In this second encounter with Jesus, Judah provides the water; but Christ gives Judah more than he had ever imagined.
For Me Then…
This story is all about forgiveness. At the beginning, Judah has nothing to forgive and so is willing to live at peace with Rome. After he and his family are so grievously wronged, he refuses to consider forgiveness. He becomes what his Jewish people are as a group—tired of waiting for God to free them from their Roman oppressors. Rather than being still and remembering the battle is the Lord’s, many of the Jews take matters into their own hands and plot violent revolt against their overlords, resorting to bloodshed just like the Romans do. The Jews also look for a savior, the Messiah—but they misunderstand who/what it is that they are waiting for. They want a physical salvation—the annihilation of those who acted out such atrocities against them. They think that this is the highest salvation that can be given to them. But they are wrong.
To the people of His day, Jesus’ commands probably seemed shockingly absurd to many: “Love your enemy. Do good to those who despitefully use you.” Love the Romans? Do good to those who imprison your family until they must live in disgrace as lepers?
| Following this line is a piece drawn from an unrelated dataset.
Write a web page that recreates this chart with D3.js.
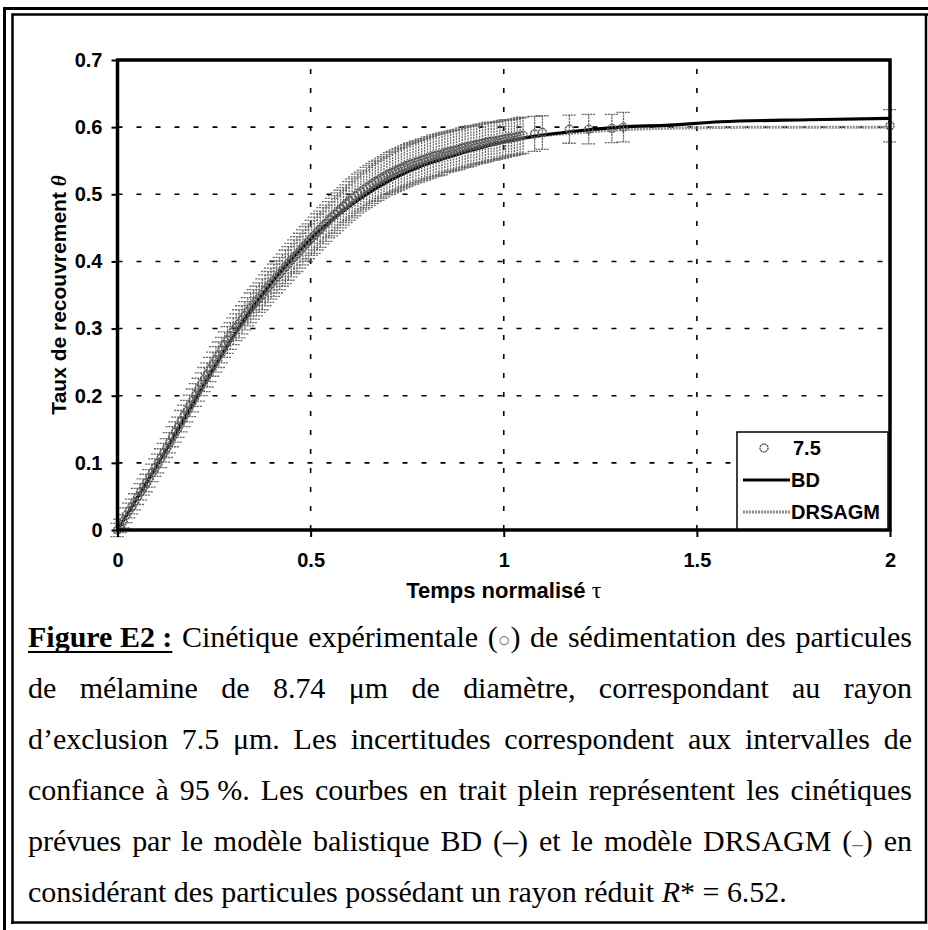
<!DOCTYPE html>
<html><head><meta charset="utf-8">
<script src="https://cdn.jsdelivr.net/npm/d3@7"></script>
<style>body{margin:0;background:#fff}svg{display:block}</style>
</head><body><svg id="c" width="928" height="930"></svg>
<script>
// ---------- DATA ----------
const tauExp = [0.0000,0.0075,0.0150,0.0225,0.0300,0.0375,0.0450,0.0525,0.0600,0.0675,0.0750,0.0825,0.0900,0.0975,0.1050,0.1125,0.1200,0.1275,0.1350,0.1425,0.1500,0.1575,0.1650,0.1725,0.1800,0.1875,0.1950,0.2025,0.2100,0.2175,0.2250,0.2325,0.2400,0.2475,0.2550,0.2625,0.2700,0.2775,0.2850,0.2925,0.3000,0.3075,0.3150,0.3225,0.3300,0.3375,0.3450,0.3525,0.3600,0.3675,0.3750,0.3825,0.3900,0.3975,0.4050,0.4125,0.4200,0.4275,0.4350,0.4425,0.4500,0.4575,0.4650,0.4725,0.4800,0.4875,0.4950,0.5025,0.5100,0.5175,0.5250,0.5325,0.5400,0.5475,0.5550,0.5625,0.5700,0.5775,0.5850,0.5925,0.6000,0.6075,0.6150,0.6225,0.6300,0.6375,0.6450,0.6525,0.6600,0.6675,0.6750,0.6825,0.6900,0.6975,0.7050,0.7125,0.7200,0.7275,0.7350,0.7425,0.7500,0.7575,0.7650,0.7725,0.7800,0.7875,0.7950,0.8025,0.8100,0.8175,0.8250,0.8325,0.8400,0.8475,0.8550,0.8625,0.8700,0.8775,0.8850,0.8925,0.9000,0.9075,0.9150,0.9225,0.9300,0.9375,0.9450,0.9525,0.9600,0.9675,0.9750,0.9825,0.9900,0.9975,1.0050,1.0125,1.0200,1.0275,1.0350,1.0425,1.0500,1.080,1.100,1.170,1.220,1.280,1.310,2.000];
const thetaExp = [0.000,0.006,0.013,0.022,0.029,0.035,0.042,0.050,0.057,0.064,0.070,0.077,0.085,0.093,0.099,0.107,0.115,0.122,0.130,0.139,0.146,0.153,0.162,0.170,0.177,0.185,0.193,0.201,0.209,0.217,0.224,0.231,0.239,0.247,0.254,0.261,0.268,0.276,0.283,0.289,0.296,0.302,0.307,0.313,0.319,0.325,0.331,0.336,0.341,0.346,0.351,0.357,0.362,0.367,0.372,0.377,0.382,0.387,0.392,0.397,0.402,0.407,0.411,0.416,0.421,0.426,0.430,0.435,0.439,0.444,0.448,0.453,0.457,0.462,0.466,0.470,0.474,0.478,0.482,0.486,0.490,0.494,0.497,0.501,0.504,0.507,0.510,0.513,0.516,0.519,0.521,0.524,0.526,0.529,0.531,0.533,0.535,0.537,0.539,0.541,0.543,0.545,0.546,0.548,0.549,0.551,0.552,0.554,0.555,0.557,0.558,0.559,0.560,0.562,0.563,0.564,0.565,0.566,0.567,0.569,0.570,0.571,0.572,0.573,0.574,0.575,0.576,0.577,0.578,0.579,0.579,0.580,0.581,0.582,0.583,0.584,0.584,0.585,0.586,0.587,0.588,0.590,0.592,0.597,0.597,0.598,0.600,0.602];
const errExp = [0.010,0.010,0.010,0.011,0.011,0.011,0.012,0.012,0.012,0.012,0.013,0.013,0.013,0.013,0.014,0.014,0.014,0.014,0.015,0.015,0.015,0.015,0.016,0.016,0.016,0.016,0.017,0.017,0.017,0.017,0.018,0.018,0.018,0.018,0.019,0.019,0.019,0.019,0.020,0.020,0.020,0.020,0.021,0.021,0.021,0.021,0.022,0.022,0.022,0.022,0.023,0.023,0.023,0.023,0.024,0.024,0.024,0.024,0.025,0.025,0.025,0.025,0.026,0.026,0.026,0.026,0.026,0.026,0.027,0.027,0.027,0.027,0.027,0.027,0.028,0.028,0.028,0.028,0.028,0.028,0.029,0.029,0.029,0.029,0.029,0.029,0.030,0.030,0.030,0.030,0.030,0.030,0.030,0.030,0.031,0.031,0.031,0.031,0.031,0.031,0.031,0.031,0.031,0.031,0.031,0.031,0.031,0.031,0.031,0.031,0.031,0.031,0.031,0.030,0.030,0.030,0.030,0.030,0.030,0.030,0.030,0.030,0.030,0.029,0.029,0.029,0.029,0.029,0.029,0.028,0.028,0.028,0.028,0.028,0.028,0.027,0.027,0.027,0.027,0.027,0.027,0.026,0.025,0.021,0.022,0.021,0.022,0.024];

const tauBD   = [0,0.05,0.10,0.15,0.20,0.25,0.30,0.35,0.40,0.45,0.50,0.55,0.60,0.65,0.70,0.75,0.80,0.85,0.90,0.95,1.00,1.10,1.20,1.30,1.43,1.56,1.79,2.00];
const thetaBD = [0,0.047,0.094,0.143,0.192,0.241,0.288,0.331,0.369,0.403,0.433,0.459,0.482,0.502,0.519,0.533,0.545,0.554,0.563,0.571,0.578,0.588,0.595,0.600,0.603,0.608,0.611,0.613];

const tauDRS   = [0,0.10,0.20,0.30,0.40,0.50,0.60,0.70,0.80,0.90,1.00,1.10,1.20,1.30,1.40,1.50,1.75,2.00];
const thetaDRS = [0,0.095,0.196,0.293,0.371,0.434,0.486,0.524,0.550,0.567,0.579,0.587,0.592,0.596,0.598,0.599,0.600,0.600];

const xTicks = [0,0.5,1,1.5,2];
const xTickLabels = ["0","0.5","1","1.5","2"];
const yTicks = [0,0.1,0.2,0.3,0.4,0.5,0.6,0.7];
const yTickLabels = ["0","0.1","0.2","0.3","0.4","0.5","0.6","0.7"];
const legendLabels = ["7.5","BD","DRSAGM"];
const xTitle = "Temps normalisé ";
const xTitleSym = "τ";
const yTitle = "Taux de recouvrement ";
const yTitleSym = "θ";

// caption: each line is a list of words; each word a list of [text, style]
const captionLines = [
  [[["Figure E2 :","bu"]],[["Cinétique",""]],[["expérimentale",""]],[["(",""],["○","g"],[")",""]],[["de",""]],[["sédimentation",""]],[["des",""]],[["particules",""]]],
  "de mélamine de 8.74 μm de diamètre, correspondant au rayon",
  "d’exclusion 7.5 μm. Les incertitudes correspondent aux intervalles de",
  "confiance à 95\u00a0%. Les courbes en trait plein représentent les cinétiques",
  [[["prévues",""]],[["par",""]],[["le",""]],[["modèle",""]],[["balistique",""]],[["BD",""]],[["(–)",""]],[["et",""]],[["le",""]],[["modèle",""]],[["DRSAGM",""]],[["(",""],["–","g"],[")",""]],[["en",""]]],
];
const captionLast = [["considérant des particules possédant un rayon réduit ",""],["R","i"],["* = 6.52.",""]];

// ---------- DRAW ----------
const svg = d3.select("#c");
svg.append("rect").attr("width",928).attr("height",930).attr("fill","#fff");

// page frame (double line)
const fr = svg.append("g").attr("stroke","#000").attr("fill","none");
fr.append("path").attr("d","M4.5,930V8.5H928").attr("stroke-width",3);
fr.append("path").attr("d","M12.5,924V14.5H928").attr("stroke-width",2.5);
fr.append("path").attr("d","M11,922.5H926V14").attr("stroke-width",2.5);

const x = d3.scaleLinear().domain([0,2]).range([117.5,890]);
const y = d3.scaleLinear().domain([0,0.7]).range([530,60]);

// grid
const grid = svg.append("g").attr("stroke","#000").attr("stroke-width",1.6).attr("stroke-dasharray","5,14");
grid.selectAll(".gy").data(yTicks.filter(v=>v>0&&v<0.7)).join("line")
  .attr("x1",x(0)).attr("x2",x(2)).attr("y1",d=>y(d)).attr("y2",d=>y(d));
grid.selectAll(".gx").data(xTicks.filter(v=>v>0&&v<2)).join("line")
  .attr("y1",y(0)).attr("y2",y(0.7)).attr("x1",d=>x(d)).attr("x2",d=>x(d));

// model lines (under the experimental band, as in the reference)
const line = d3.line().x(d=>x(d[0])).y(d=>y(d[1])).curve(d3.curveMonotoneX);
svg.append("path").datum(tauDRS.map((t,i)=>[t,thetaDRS[i]])).attr("d",line)
  .attr("fill","none").attr("stroke","#8c8c8c").attr("stroke-width",3).attr("stroke-dasharray","2,1");
svg.append("path").datum(tauBD.map((t,i)=>[t,thetaBD[i]])).attr("d",line)
  .attr("fill","none").attr("stroke","#000").attr("stroke-width",3.2);

// experimental error bars + points
const exp = tauExp.map((t,i)=>({t, v:thetaExp[i], e:errExp[i]}));
const cap = 7;
const eg = svg.append("g");
eg.selectAll("path").data(exp).join("path")
  .attr("d",d=>{const cx=x(d.t), y1=y(d.v+d.e), y2=y(d.v-d.e);
    return `M${cx-cap},${y1}H${cx+cap}M${cx},${y1}V${y2}M${cx-cap},${y2}H${cx+cap}`;})
  .attr("fill","none").attr("stroke","#666").attr("stroke-width",1.3).attr("stroke-dasharray","2,0.8");
eg.selectAll("circle").data(exp).join("circle")
  .attr("cx",d=>x(d.t)).attr("cy",d=>y(d.v)).attr("r",4)
  .attr("fill","none").attr("stroke","#5a5a5a").attr("stroke-width",1.5).attr("stroke-dasharray","2,0.7");

// axes
const axFont = "'Liberation Sans', Arial, sans-serif";
const ax = svg.append("g").attr("transform",`translate(${x(0)},0)`)
  .call(d3.axisLeft(y).tickValues(yTicks).tickFormat((d,i)=>yTickLabels[i]).tickSize(6).tickPadding(9));
const bx = svg.append("g").attr("transform",`translate(0,${y(0)})`)
  .call(d3.axisBottom(x).tickValues(xTicks).tickFormat((d,i)=>xTickLabels[i]).tickSize(7).tickPadding(16));
[ax,bx].forEach(a=>{
  a.select(".domain").remove();
  a.selectAll(".tick line").attr("stroke","#000").attr("stroke-width",2);
  a.selectAll(".tick text").attr("fill","#000").style("font-family",axFont).style("font-weight","bold").style("font-size","20px");
});

// plot frame
svg.append("rect").attr("x",x(0)).attr("y",y(0.7)).attr("width",x(2)-x(0)).attr("height",y(0)-y(0.7))
  .attr("fill","none").attr("stroke","#000").attr("stroke-width",3.5);

// axis titles
const xt = svg.append("text").attr("x",(x(0)+x(2))/2).attr("y",598).attr("text-anchor","middle")
  .style("font-family",axFont).style("font-weight","bold").style("font-size","22px");
xt.append("tspan").text(xTitle);
xt.append("tspan").text(xTitleSym).style("font-family","'Liberation Serif', serif").style("font-weight","normal").style("font-size","24px");
const yt = svg.append("text").attr("transform",`translate(66,${(y(0)+y(0.7))/2}) rotate(-90)`).attr("text-anchor","middle")
  .style("font-family",axFont).style("font-weight","bold").style("font-size","21px");
yt.append("tspan").text(yTitle);
yt.append("tspan").text(yTitleSym).style("font-family","'Liberation Serif', serif").style("font-style","italic");

// legend
const lg = svg.append("g");
lg.append("rect").attr("x",737).attr("y",432).attr("width",151).attr("height",97).attr("fill","#fff").attr("stroke","#000").attr("stroke-width",1.5);
const ly = [448,480,512];
lg.append("circle").attr("cx",764).attr("cy",ly[0]).attr("r",4).attr("fill","none").attr("stroke","#5a5a5a").attr("stroke-width",1.5).attr("stroke-dasharray","2,0.7");
lg.append("line").attr("x1",743).attr("x2",790).attr("y1",ly[1]).attr("y2",ly[1]).attr("stroke","#000").attr("stroke-width",3.2);
lg.append("line").attr("x1",743).attr("x2",790).attr("y1",ly[2]).attr("y2",ly[2]).attr("stroke","#8c8c8c").attr("stroke-width",3).attr("stroke-dasharray","2,1");
lg.selectAll("text").data(legendLabels).join("text")
  .attr("x",(d,i)=>i===0?793:791).attr("y",(d,i)=>ly[i]).attr("dy","0.36em").text(d=>d)
  .style("font-family",axFont).style("font-weight","bold").style("font-size","20px");

// caption
const capFont = "'Liberation Serif', 'Times New Roman', serif";
const cg = svg.append("g").style("font-family",capFont).style("fill","#000");
const left = 28, right = 912, base0 = 647, lead = 51;
function styleSpan(sp, st){
  if (st.includes("b")) sp.style("font-weight","bold");
  if (st.includes("i")) sp.style("font-style","italic");
  if (st.includes("g")) sp.style("fill","#777").style("font-size","0.7em");
}
// determine font size from last line natural width
let fs = 26;
const probe = cg.append("text").style("font-size",fs+"px");
captionLast.forEach(([t,st])=>styleSpan(probe.append("tspan").text(t),st));
const w0 = probe.node().getComputedTextLength();
fs = fs * (787-left) / w0;
probe.remove();
cg.style("font-size",fs+"px");

captionLines.forEach((ln,li)=>{
  const words = typeof ln === "string" ? ln.split(" ").map(w=>[[w,""]]) : ln;
  const by = base0 + li*lead;
  const els = words.map(wd=>{
    const t = cg.append("text").attr("y",by);
    wd.forEach(([s,st])=>styleSpan(t.append("tspan").text(s),st));
    return t;
  });
  const widths = els.map(e=>e.node().getComputedTextLength());
  const gap = (right-left-d3.sum(widths))/(els.length-1);
  let cx = left;
  els.forEach((e,i)=>{ e.attr("x",cx); cx += widths[i]+gap; });
  if (li===0){
    cg.append("line").attr("x1",left).attr("x2",left+widths[0]).attr("y1",by+5).attr("y2",by+5).attr("stroke","#000").attr("stroke-width",1.8);
  }
});
const lt = cg.append("text").attr("x",left).attr("y",base0+5*lead);
captionLast.forEach(([t,st])=>styleSpan(lt.append("tspan").text(t),st));
</script></body></html>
To Judah, these words are ridiculous—until he witnesses Jesus living them out first-hand—loving his persecutors, forgiving his executioners. How can Judah hate any longer when he has witnessed such a love?
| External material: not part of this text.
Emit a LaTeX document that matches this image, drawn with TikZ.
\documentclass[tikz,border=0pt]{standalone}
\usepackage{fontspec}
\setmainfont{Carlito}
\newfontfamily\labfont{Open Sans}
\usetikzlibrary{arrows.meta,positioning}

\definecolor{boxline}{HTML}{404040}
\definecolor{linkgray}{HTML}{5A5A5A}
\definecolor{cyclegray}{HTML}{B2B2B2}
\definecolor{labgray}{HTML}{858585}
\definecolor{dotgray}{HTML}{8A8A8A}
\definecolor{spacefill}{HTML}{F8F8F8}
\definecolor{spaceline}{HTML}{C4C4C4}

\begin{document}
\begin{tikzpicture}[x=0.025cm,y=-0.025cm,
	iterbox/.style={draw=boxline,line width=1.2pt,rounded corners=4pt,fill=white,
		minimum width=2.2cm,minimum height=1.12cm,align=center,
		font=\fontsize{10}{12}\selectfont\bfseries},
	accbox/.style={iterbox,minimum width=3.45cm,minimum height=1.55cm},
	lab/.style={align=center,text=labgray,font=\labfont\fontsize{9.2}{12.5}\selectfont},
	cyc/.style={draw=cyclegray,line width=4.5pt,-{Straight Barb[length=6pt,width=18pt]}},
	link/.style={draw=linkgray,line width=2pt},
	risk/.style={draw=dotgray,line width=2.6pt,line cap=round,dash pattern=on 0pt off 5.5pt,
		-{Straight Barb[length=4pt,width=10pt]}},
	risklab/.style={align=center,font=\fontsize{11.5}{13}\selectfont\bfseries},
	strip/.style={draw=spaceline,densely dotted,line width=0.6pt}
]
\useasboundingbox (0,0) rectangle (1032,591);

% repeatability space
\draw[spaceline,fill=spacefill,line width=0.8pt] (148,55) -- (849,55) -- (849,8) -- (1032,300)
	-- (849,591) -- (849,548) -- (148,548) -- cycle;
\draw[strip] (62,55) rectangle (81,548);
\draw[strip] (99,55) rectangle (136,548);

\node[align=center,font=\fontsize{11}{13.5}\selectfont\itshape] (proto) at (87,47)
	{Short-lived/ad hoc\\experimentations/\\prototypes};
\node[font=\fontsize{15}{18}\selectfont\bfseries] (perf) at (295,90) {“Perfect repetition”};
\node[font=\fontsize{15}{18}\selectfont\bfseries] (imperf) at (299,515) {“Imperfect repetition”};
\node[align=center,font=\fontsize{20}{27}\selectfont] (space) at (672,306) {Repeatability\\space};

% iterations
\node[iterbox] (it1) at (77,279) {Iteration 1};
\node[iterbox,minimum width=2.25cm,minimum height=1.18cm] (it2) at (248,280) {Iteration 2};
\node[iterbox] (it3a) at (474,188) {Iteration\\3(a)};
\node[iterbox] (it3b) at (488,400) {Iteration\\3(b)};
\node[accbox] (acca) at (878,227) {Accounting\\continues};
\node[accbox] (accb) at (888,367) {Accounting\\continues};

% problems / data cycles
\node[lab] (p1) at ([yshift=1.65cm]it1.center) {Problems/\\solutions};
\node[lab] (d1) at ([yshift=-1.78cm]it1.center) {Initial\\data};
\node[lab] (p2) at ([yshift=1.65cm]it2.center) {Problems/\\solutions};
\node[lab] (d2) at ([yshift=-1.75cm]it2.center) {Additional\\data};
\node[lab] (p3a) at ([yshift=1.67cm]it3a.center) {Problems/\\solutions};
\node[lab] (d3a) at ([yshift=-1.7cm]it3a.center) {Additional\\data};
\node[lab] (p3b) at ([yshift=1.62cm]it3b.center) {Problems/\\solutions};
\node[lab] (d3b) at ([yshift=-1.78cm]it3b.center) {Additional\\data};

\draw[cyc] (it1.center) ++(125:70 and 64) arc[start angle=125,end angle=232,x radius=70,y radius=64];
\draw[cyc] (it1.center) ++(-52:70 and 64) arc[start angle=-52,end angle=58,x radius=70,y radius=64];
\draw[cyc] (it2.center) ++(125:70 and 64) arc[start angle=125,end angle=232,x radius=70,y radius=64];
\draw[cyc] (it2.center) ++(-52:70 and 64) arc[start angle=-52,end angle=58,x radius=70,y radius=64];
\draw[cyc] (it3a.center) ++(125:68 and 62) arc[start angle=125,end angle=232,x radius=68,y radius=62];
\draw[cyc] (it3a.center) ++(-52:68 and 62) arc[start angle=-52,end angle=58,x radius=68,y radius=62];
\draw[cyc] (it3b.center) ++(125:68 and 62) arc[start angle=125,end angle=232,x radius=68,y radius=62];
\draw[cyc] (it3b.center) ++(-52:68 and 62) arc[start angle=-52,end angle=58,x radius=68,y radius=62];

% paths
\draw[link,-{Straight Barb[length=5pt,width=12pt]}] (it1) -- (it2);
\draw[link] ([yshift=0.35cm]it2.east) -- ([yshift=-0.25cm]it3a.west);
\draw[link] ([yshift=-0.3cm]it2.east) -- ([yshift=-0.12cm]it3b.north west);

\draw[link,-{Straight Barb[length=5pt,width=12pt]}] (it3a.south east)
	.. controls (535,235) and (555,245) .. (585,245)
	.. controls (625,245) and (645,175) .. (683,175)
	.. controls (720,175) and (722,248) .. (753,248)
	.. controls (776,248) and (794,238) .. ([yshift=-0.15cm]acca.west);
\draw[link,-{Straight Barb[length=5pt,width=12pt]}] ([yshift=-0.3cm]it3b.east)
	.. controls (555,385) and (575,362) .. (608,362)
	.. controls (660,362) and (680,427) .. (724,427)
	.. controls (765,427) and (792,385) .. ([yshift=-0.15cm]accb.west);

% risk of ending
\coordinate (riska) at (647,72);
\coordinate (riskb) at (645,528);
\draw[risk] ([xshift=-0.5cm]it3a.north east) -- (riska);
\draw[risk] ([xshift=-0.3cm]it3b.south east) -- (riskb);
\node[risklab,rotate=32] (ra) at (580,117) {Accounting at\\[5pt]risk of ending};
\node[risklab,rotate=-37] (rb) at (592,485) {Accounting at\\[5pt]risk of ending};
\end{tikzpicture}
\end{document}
For me, this film could not have come at a better point in my life. Like those first-century residents of Judea, I also frequently find it difficult to internalize and then live out the instructions that God has written in the Bible. It is far, far easier to cherish and act on hatred than it is to dwell on and extend love to those who have mistreated you. I find that, like Judah, I demand reparation for the wrongs that have been done to me. I want selfish people to have to relinquish what they’ve hoarded. I want cruel people to feel what it is like to be abused. I want and I want, endlessly desiring that God give people what they deserve in full and then some.
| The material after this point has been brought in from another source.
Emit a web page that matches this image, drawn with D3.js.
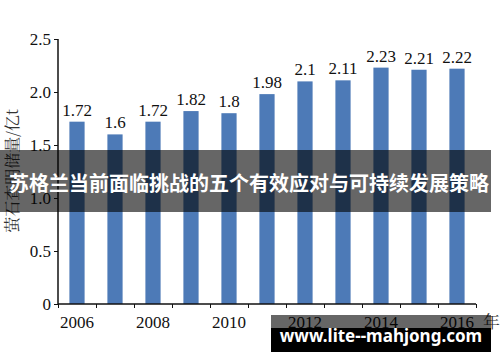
<!DOCTYPE html>
<html>
<head>
<meta charset="utf-8">
<style>
  body { margin: 0; background: #fff; }
  svg { display: block; }
</style>
</head>
<body>
<script src="https://d3js.org/d3.v7.min.js"></script>
<div id="chart"></div>
<script>
// data
const years = [2006, 2007, 2008, 2009, 2010, 2011, 2012, 2013, 2014, 2015, 2016];
const reserves = [1.72, 1.6, 1.72, 1.82, 1.8, 1.98, 2.1, 2.11, 2.23, 2.21, 2.22];
const yTicks = [0, 0.5, 1.0, 1.5, 2.0, 2.5];
const xTickLabels = [2006, 2008, 2010, 2012, 2014, 2016];
const yTitle = "萤石查明储量/亿t";
const xTitle = "年";
const bannerText = "苏格兰当前面临挑战的五个有效应对与可持续发展策略";
const siteText = "www.lite--mahjong.com";

const W = 500, H = 362;
const mLeft = 58, mRight = 476, mTop = 39, mBottom = 304;
const serif = "'Liberation Serif', 'Times New Roman', serif";

const svg = d3.select("#chart").append("svg")
  .attr("width", W).attr("height", H);

const x = d3.scaleBand().domain(years).range([mLeft, mRight]).paddingInner(0.6).paddingOuter(0.3);
const xb = d3.scaleBand().domain(years).range([mLeft, mRight]); // for boundary ticks
const y = d3.scaleLinear().domain([0, 2.5]).range([mBottom, mTop]);

// bars
svg.selectAll(".bar")
  .data(years)
  .join("rect")
  .attr("class", "bar")
  .attr("x", d => x(d))
  .attr("width", x.bandwidth())
  .attr("y", (d, i) => y(reserves[i]))
  .attr("height", (d, i) => y(0) - y(reserves[i]))
  .attr("fill", "#4d7ab7");

// value labels
svg.selectAll(".val")
  .data(years)
  .join("text")
  .attr("class", "val")
  .attr("x", d => x(d) + x.bandwidth() / 2)
  .attr("y", (d, i) => y(reserves[i]) - 6)
  .attr("text-anchor", "middle")
  .attr("font-family", serif)
  .attr("font-size", 17)
  .attr("fill", "#111")
  .text((d, i) => reserves[i]);

// y axis
const yAxis = svg.append("g")
  .attr("transform", `translate(${mLeft},0)`)
  .call(d3.axisLeft(y).tickValues(yTicks).tickSize(4).tickPadding(3)
    .tickFormat(d => d === 0 ? "0" : d3.format(".1f")(d)));
yAxis.select(".domain").attr("d", `M0,${mTop}V${mBottom}`).attr("stroke", "#111").attr("stroke-width", 1.5);
yAxis.selectAll("line").attr("stroke", "#111");
yAxis.selectAll("text").attr("font-family", serif).attr("font-size", 17).attr("fill", "#111");

// x axis: ticks at band boundaries, labels every other year
const bounds = years.map(d => xb(d)).concat([mRight]);
const xAxis = svg.append("g")
  .attr("transform", `translate(0,${mBottom})`)
  .call(d3.axisBottom(d3.scaleLinear().domain([mLeft, mRight]).range([mLeft, mRight]))
    .tickValues(bounds).tickSize(4).tickFormat(""));
xAxis.select(".domain").attr("d", `M${mLeft},0H${mRight}`).attr("stroke", "#111").attr("stroke-width", 1.5);
xAxis.selectAll("line").attr("stroke", "#111");

svg.selectAll(".xlab")
  .data(xTickLabels)
  .join("text")
  .attr("class", "xlab")
  .attr("x", d => x(d) + x.bandwidth() / 2)
  .attr("y", mBottom + 24)
  .attr("text-anchor", "middle")
  .attr("font-family", serif)
  .attr("font-size", 17)
  .attr("fill", "#111")
  .text(d => d);

svg.append("text")
  .attr("x", 483).attr("y", mBottom + 24)
  .attr("font-family", "'Noto Serif CJK SC', 'Noto Sans CJK SC', serif")
  .attr("font-size", 17)
  .attr("fill", "#333")
  .text(xTitle);

// y title
svg.append("text")
  .attr("transform", `translate(18,171) rotate(-90)`)
  .attr("text-anchor", "middle")
  .attr("font-family", "'Noto Serif CJK SC', 'Noto Sans CJK SC', serif")
  .attr("font-size", 16)
  .attr("fill", "#333")
  .text(yTitle);

// overlay banner
svg.append("rect")
  .attr("x", 0).attr("y", 150).attr("width", 491).attr("height", 62)
  .attr("fill", "#000").attr("fill-opacity", 0.6);
svg.append("text")
  .attr("x", 249).attr("y", 191)
  .attr("text-anchor", "middle")
  .attr("font-family", "'Noto Sans CJK SC', sans-serif")
  .attr("font-weight", "bold")
  .attr("font-size", 20)
  .attr("fill", "#fff")
  .text(bannerText);

// watermark
svg.append("rect")
  .attr("x", 271).attr("y", 315).attr("width", 220).attr("height", 13)
  .attr("fill", "#000").attr("fill-opacity", 0.6);
svg.append("rect")
  .attr("x", 271).attr("y", 328).attr("width", 220).attr("height", 24)
  .attr("fill", "#000");
svg.append("text")
  .attr("x", 381).attr("y", 342)
  .attr("text-anchor", "middle")
  .attr("font-family", "'Noto Sans', sans-serif")
  .attr("font-weight", "bold")
  .attr("font-size", 17)
  .attr("fill", "#fff")
  .text(siteText);
</script>
</body>
</html>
But He didn’t give me what I deserve, just like how in the film Jesus doesn’t give Judah what he deserves either. Jesus gives Judah grace and the peace (through love!) that Judah thought he could only have once he had put Messala in the ground. Yet not only does literally looking to Christ free Judah of the pain of his past, it also “take[s] the sword out of [his] hand,” removing the need for vengeance and filling Judah’s life with peace. That might be as profound a lesson as any we’ll see in these BPs. So what more can I say in conclusion but that I too need to look into the merciful and loving eyes of Jesus and learn from him how to love those who do wrong to me.